Lieutenant General Harbaksh Singh, before he died in 1999, had claimed that he was denied the chief of staff post after being promised the same by Indira Gandhi and by then prime minister Lal Bahadur Shastri, who was most impressed with his brilliant tactics that allowed the Indian Army to reach the outskirts of Lahore in 1965.
But Major General Ashok Mehta (retd) claims that story is untrue. "Manekshaw was the senior of the two and Indira stuck to the seniority principle," he says. And there is no doubt that Manekshaw's record was equally impressive, if not better. Given that both men were brilliant and eminently capable, the final choice often boils down to aspects such as seniority and the ability to get along with the civilian leadership.
Both Lieutenant Generals Singh and Hari Prasad are undeniably brilliant with incredible track records. Thus, it is hardly surprising that both are commanding India's two most important commands: Western and Northern respectively. And thus their race comes down to the seniority principle where Singh has the edge.

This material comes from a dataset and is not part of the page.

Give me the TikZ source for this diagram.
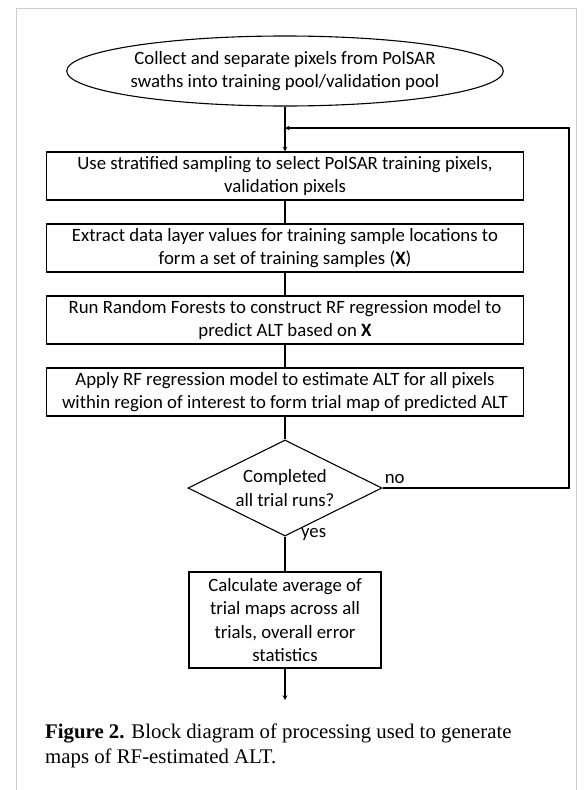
\documentclass[tikz,border=0pt]{standalone}
\usepackage{fontspec}
\setmainfont{Carlito}
\newfontfamily\capfont{Liberation Serif}
\usetikzlibrary{shapes.geometric}

\begin{document}
\begin{tikzpicture}[>=stealth,x=1pt,y=-1pt,
  every node/.style={font=\fontsize{18.8}{23.5}\selectfont},
  box/.style={draw,line width=1.1pt,rectangle,align=center,inner sep=0pt,
    minimum width=477pt,minimum height=48pt},
  term/.style={draw,line width=1.1pt,ellipse,align=center,inner sep=0pt,
    minimum width=388pt,minimum height=70pt},
  decision/.style={draw,line width=1.1pt,diamond,aspect=2,align=center,
    inner sep=0pt,minimum width=194pt,minimum height=96pt},
  flow/.style={line width=1.1pt}]
  \useasboundingbox (0,0) rectangle (584,790);

  % page frame
  \draw[gray!40,line width=1pt] (16,800) -- (16,8) -- (576,8) -- (576,800);

  \coordinate (join) at (285,128);
  \coordinate (loop) at (569,488);
  \coordinate (out) at (285,700);

  % steps
  \node[term] (collect) at (285,71) {Collect and separate pixels from PolSAR\\swaths into training pool/validation pool};
  \node[box] (sample) at (285,176) {Use stratified sampling to select PolSAR training pixels,\\validation pixels};
  \node[box] (extract) at (285,248) {Extract data layer values for training sample locations to\\form a set of training samples ({\bfseries X})};
  \node[box] (runrf) at (285,320) {Run Random Forests to construct RF regression model to\\predict ALT based on {\bfseries X}};
  \node[box] (apply) at (285,392) {Apply RF regression model to estimate ALT for all pixels\\within region of interest to form trial map of predicted ALT};
  \node[decision] (done) at (285,488) {Completed\\all trial runs?};
  \node[box,minimum width=192pt,minimum height=96pt] (average) at (285,620) {Calculate average of\\trial maps across all\\trials, overall error\\statistics};

  % connectors
  \draw[flow,->] (collect) -- (sample);
  \draw[flow] (sample) -- (extract);
  \draw[flow] (extract) -- (runrf);
  \draw[flow] (runrf) -- (apply);
  \draw[flow] (apply) -- (done);
  \draw[flow] (done) -- (average);
  \draw[flow,->] (done.east) -- (loop) |- (join);
  \draw[flow,->] (average) -- (out);
  \node[anchor=south west,inner sep=2pt] (no) at ([yshift=2pt]done.east) {no};
  \node[anchor=west,inner sep=0pt] (yes) at ([xshift=16pt,yshift=2pt]done.south) {yes};

  % caption
  \node[anchor=north west,align=left,inner sep=0pt,
    font=\capfont\fontsize{20.8}{25}\selectfont] (caption) at (45,724)
    {\textbf{Figure 2.} Block diagram of processing used to generate\\maps of RF-estimated ALT.};
\end{tikzpicture}
\end{document}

Moreover, before Lieutenant General Singh took over Western Command, he was GOC of ARTRAC (Army Training Command), headquartered in Simla, and thus became GOC-in-C first. Singh is also the colonel commandant of the Maratha Light Infantry, the mother regiment of both generals. Lieutenant General Hari Prasad is the colonel commandant of the Jammu and Kashmir Light Infantry.
The next chief's name is normally announced two months ahead, in this case by November 30, 2004.
Major General Mehta believes that under the circumstances, Lieutenant General Singh is undeniably the senior and should thus become the next chief of staff. He also said he wished the media would not start speculating on the succession so early!